DIRECTIONS:
Word for word, transcribe the lines below and drop the pictures.
++++++++
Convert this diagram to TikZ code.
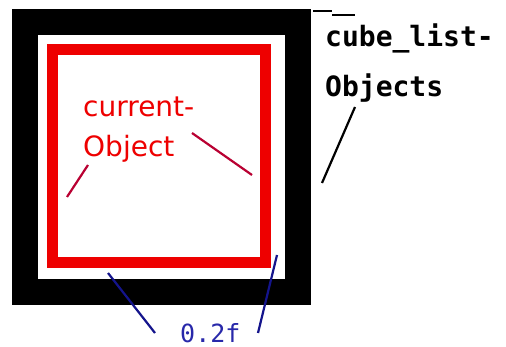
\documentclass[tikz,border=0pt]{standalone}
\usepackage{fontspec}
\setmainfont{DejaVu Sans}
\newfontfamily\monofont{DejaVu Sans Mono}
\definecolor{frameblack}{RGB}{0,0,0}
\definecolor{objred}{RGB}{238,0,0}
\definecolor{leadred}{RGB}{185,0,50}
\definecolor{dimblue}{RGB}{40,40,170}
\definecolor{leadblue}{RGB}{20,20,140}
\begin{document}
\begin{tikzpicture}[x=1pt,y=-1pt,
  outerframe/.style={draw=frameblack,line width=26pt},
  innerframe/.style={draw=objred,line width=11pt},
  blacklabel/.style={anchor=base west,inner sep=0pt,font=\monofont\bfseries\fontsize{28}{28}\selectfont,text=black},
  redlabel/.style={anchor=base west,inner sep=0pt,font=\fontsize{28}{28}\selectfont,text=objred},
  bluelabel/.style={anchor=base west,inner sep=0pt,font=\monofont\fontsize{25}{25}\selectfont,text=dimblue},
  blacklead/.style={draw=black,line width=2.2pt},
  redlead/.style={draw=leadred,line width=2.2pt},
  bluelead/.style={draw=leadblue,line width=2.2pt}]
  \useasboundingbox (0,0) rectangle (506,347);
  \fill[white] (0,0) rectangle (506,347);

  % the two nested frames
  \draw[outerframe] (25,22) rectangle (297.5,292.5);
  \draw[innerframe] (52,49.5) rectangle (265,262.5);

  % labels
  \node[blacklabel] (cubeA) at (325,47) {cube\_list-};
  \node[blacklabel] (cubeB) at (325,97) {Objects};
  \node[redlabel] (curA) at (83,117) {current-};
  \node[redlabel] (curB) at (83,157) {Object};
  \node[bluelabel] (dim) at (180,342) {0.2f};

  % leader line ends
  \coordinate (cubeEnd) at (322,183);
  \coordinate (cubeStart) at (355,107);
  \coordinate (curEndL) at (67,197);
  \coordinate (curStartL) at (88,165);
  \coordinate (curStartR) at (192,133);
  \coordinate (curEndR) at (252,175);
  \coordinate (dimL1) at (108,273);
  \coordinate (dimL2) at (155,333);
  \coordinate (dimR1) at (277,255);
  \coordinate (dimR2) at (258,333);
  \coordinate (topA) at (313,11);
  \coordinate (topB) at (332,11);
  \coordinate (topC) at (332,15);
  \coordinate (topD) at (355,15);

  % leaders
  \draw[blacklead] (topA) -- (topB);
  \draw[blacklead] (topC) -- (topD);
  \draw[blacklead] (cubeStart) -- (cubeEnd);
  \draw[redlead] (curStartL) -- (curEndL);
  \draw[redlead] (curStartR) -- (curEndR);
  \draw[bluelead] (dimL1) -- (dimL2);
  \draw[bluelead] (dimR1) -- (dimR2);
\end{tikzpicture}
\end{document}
++++++++
FULL RESPONSE:
Convert this diagram to TikZ code.
\documentclass[tikz,border=0pt]{standalone}
\usepackage{fontspec}
\setmainfont{DejaVu Sans}
\newfontfamily\monofont{DejaVu Sans Mono}
\definecolor{frameblack}{RGB}{0,0,0}
\definecolor{objred}{RGB}{238,0,0}
\definecolor{leadred}{RGB}{185,0,50}
\definecolor{dimblue}{RGB}{40,40,170}
\definecolor{leadblue}{RGB}{20,20,140}
\begin{document}
\begin{tikzpicture}[x=1pt,y=-1pt,
  outerframe/.style={draw=frameblack,line width=26pt},
  innerframe/.style={draw=objred,line width=11pt},
  blacklabel/.style={anchor=base west,inner sep=0pt,font=\monofont\bfseries\fontsize{28}{28}\selectfont,text=black},
  redlabel/.style={anchor=base west,inner sep=0pt,font=\fontsize{28}{28}\selectfont,text=objred},
  bluelabel/.style={anchor=base west,inner sep=0pt,font=\monofont\fontsize{25}{25}\selectfont,text=dimblue},
  blacklead/.style={draw=black,line width=2.2pt},
  redlead/.style={draw=leadred,line width=2.2pt},
  bluelead/.style={draw=leadblue,line width=2.2pt}]
  \useasboundingbox (0,0) rectangle (506,347);
  \fill[white] (0,0) rectangle (506,347);

  % the two nested frames
  \draw[outerframe] (25,22) rectangle (297.5,292.5);
  \draw[innerframe] (52,49.5) rectangle (265,262.5);

  % labels
  \node[blacklabel] (cubeA) at (325,47) {cube\_list-};
  \node[blacklabel] (cubeB) at (325,97) {Objects};
  \node[redlabel] (curA) at (83,117) {current-};
  \node[redlabel] (curB) at (83,157) {Object};
  \node[bluelabel] (dim) at (180,342) {0.2f};

  % leader line ends
  \coordinate (cubeEnd) at (322,183);
  \coordinate (cubeStart) at (355,107);
  \coordinate (curEndL) at (67,197);
  \coordinate (curStartL) at (88,165);
  \coordinate (curStartR) at (192,133);
  \coordinate (curEndR) at (252,175);
  \coordinate (dimL1) at (108,273);
  \coordinate (dimL2) at (155,333);
  \coordinate (dimR1) at (277,255);
  \coordinate (dimR2) at (258,333);
  \coordinate (topA) at (313,11);
  \coordinate (topB) at (332,11);
  \coordinate (topC) at (332,15);
  \coordinate (topD) at (355,15);

  % leaders
  \draw[blacklead] (topA) -- (topB);
  \draw[blacklead] (topC) -- (topD);
  \draw[blacklead] (cubeStart) -- (cubeEnd);
  \draw[redlead] (curStartL) -- (curEndL);
  \draw[redlead] (curStartR) -- (curEndR);
  \draw[bluelead] (dimL1) -- (dimL2);
  \draw[bluelead] (dimR1) -- (dimR2);
\end{tikzpicture}
\end{document}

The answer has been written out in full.